▶ Given material
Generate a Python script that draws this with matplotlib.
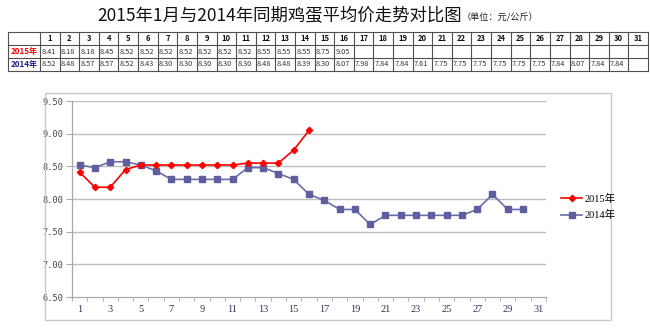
import matplotlib
matplotlib.use("Agg")
import matplotlib.pyplot as plt
from matplotlib.patches import Rectangle
from matplotlib.lines import Line2D

plt.rcParams['font.family'] = ['Noto Sans CJK SC', 'DejaVu Sans']

title_main = "2015年1月与2014年同期鸡蛋平均价走势对比图"
title_unit = "（单位：元/公斤）"
days = list(range(1, 32))
label_2015 = "2015年"
label_2014 = "2014年"
price_2015 = [8.41, 8.18, 8.18, 8.45, 8.52, 8.52, 8.52, 8.52, 8.52, 8.52, 8.52,
              8.55, 8.55, 8.55, 8.75, 9.05]
price_2014 = [8.52, 8.48, 8.57, 8.57, 8.52, 8.43, 8.30, 8.30, 8.30, 8.30, 8.30,
              8.48, 8.48, 8.39, 8.30, 8.07, 7.98, 7.84, 7.84, 7.61, 7.75, 7.75,
              7.75, 7.75, 7.75, 7.75, 7.84, 8.07, 7.84, 7.84]
y_ticks = [6.50, 7.00, 7.50, 8.00, 8.50, 9.00, 9.50]
x_tick_labels = list(range(1, 32, 2))

W, H = 650, 333
fig = plt.figure(figsize=(6.5, 3.33), dpi=100)

def fx(px):
    return px / W

def fy(py):
    return 1 - py / H

red = '#FF0000'
blue = '#5F5FA0'
blue_line = '#6C6CAC'

# Title
fig.text(fx(97), fy(16), title_main, fontsize=12.5, ha='left', va='center', color='#111111')
fig.text(fx(462), fy(18), title_unit, fontsize=6.6, ha='left', va='center', color='#222222')

# Table
tx0, tx1, ty0, ty1 = 8, 648, 32, 71
tab = fig.add_axes([fx(tx0), fy(ty1), fx(tx1 - tx0), (ty1 - ty0) / H])
first_w = 32
col_w = (tx1 - tx0 - first_w) / 31.0
tab.set_xlim(0, tx1 - tx0)
tab.set_ylim(3, 0)
tab.axis('off')
lc = '#505050'
for r in range(4):
    tab.plot([0, tx1 - tx0], [r, r], color=lc, lw=0.8, clip_on=False)
tab.plot([0, 0], [0, 3], color=lc, lw=0.8, clip_on=False)
for c in range(32):
    xx = first_w + c * col_w
    tab.plot([xx, xx], [0, 3], color=lc, lw=0.8, clip_on=False)
tab.text(first_w / 2, 1.5, label_2015, color=red, fontsize=5.8, fontweight='bold',
         ha='center', va='center')
tab.text(first_w / 2, 2.5, label_2014, color='#1F1F8F', fontsize=5.8, fontweight='bold',
         ha='center', va='center')
for i, d in enumerate(days):
    cx = first_w + (i + 0.5) * col_w
    tab.text(cx, 0.5, str(d), fontsize=5.5, fontweight='bold', ha='center', va='center',
             color='#111111')
    if i < len(price_2015):
        tab.text(first_w + i * col_w + 1.2, 1.5, f"{price_2015[i]:.2f}", fontsize=5.3,
                 ha='left', va='center', color='#333333')
    if i < len(price_2014):
        tab.text(first_w + i * col_w + 1.2, 2.5, f"{price_2014[i]:.2f}", fontsize=5.3,
                 ha='left', va='center', color='#333333')

# Chart frame
frame = Rectangle((fx(45), fy(320)), fx(611 - 45), (320 - 93) / H, transform=fig.transFigure,
                  fill=False, edgecolor='#C8C8C8', lw=1.0)
fig.patches.append(frame)

ax = fig.add_axes([fx(72), fy(297), fx(546 - 72), (297 - 101) / H])
ax.set_xlim(0.5, 31.5)
ax.set_ylim(6.5, 9.5)
for yv in y_ticks[1:]:
    ax.axhline(yv, color='#BEBEBE', lw=1.0, zorder=1)
for s in ['top', 'right']:
    ax.spines[s].set_visible(False)
for s in ['left', 'bottom']:
    ax.spines[s].set_color('#A8A8A8')
    ax.spines[s].set_linewidth(0.9)
ax.set_yticks(y_ticks)
ax.set_yticklabels([f"{v:.2f}" for v in y_ticks], family='DejaVu Sans Mono', fontsize=6.2,
                   color='#444444')
ax.set_xticks(x_tick_labels)
ax.set_xticklabels([str(v) for v in x_tick_labels], family='Liberation Serif', fontsize=7.5,
                   color='#333355')
ax.set_xticks([d + 0.5 for d in days[:-1]] + [0.5, 31.5], minor=True)
ax.tick_params(axis='x', which='major', length=0, pad=6)
ax.tick_params(axis='x', which='minor', length=3, color='#A8A8A8', direction='out')
ax.tick_params(axis='y', length=4, color='#A8A8A8', pad=2)

ax.plot(days[:len(price_2014)], price_2014, color=blue_line, lw=1.2, marker='s',
        markersize=4.5, markerfacecolor=blue, markeredgecolor=blue, zorder=3, clip_on=False)
ax.plot(days[:len(price_2015)], price_2015, color=red, lw=1.2, marker='D',
        markersize=3.2, markerfacecolor=red, markeredgecolor=red, zorder=4, clip_on=False)

handles = [Line2D([], [], color=red, lw=1.2, marker='D', markersize=3.2),
           Line2D([], [], color=blue_line, lw=1.2, marker='s', markersize=4.5,
                  markerfacecolor=blue, markeredgecolor=blue)]
fig.legend(handles, [label_2015, label_2014], loc='center left',
           bbox_to_anchor=(fx(552), fy(207)), frameon=False,
           handlelength=2.0, handletextpad=0.2, labelspacing=0.6,
           prop={'family': ['Liberation Serif', 'Noto Sans CJK SC'], 'size': 7.5})

fig.savefig('out.png', dpi=100)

▶ Exercise aim
Begin at the first line of the data above and repeat each line exactly, stopping after the line containing "plt.rcParams['font.family'] = ['Noto". Omit the pictures.

▶ Solution
Generate a Python script that draws this with matplotlib.
import matplotlib
matplotlib.use("Agg")
import matplotlib.pyplot as plt
from matplotlib.patches import Rectangle
from matplotlib.lines import Line2D

plt.rcParams['font.family'] = ['Noto Sans CJK SC', 'DejaVu Sans']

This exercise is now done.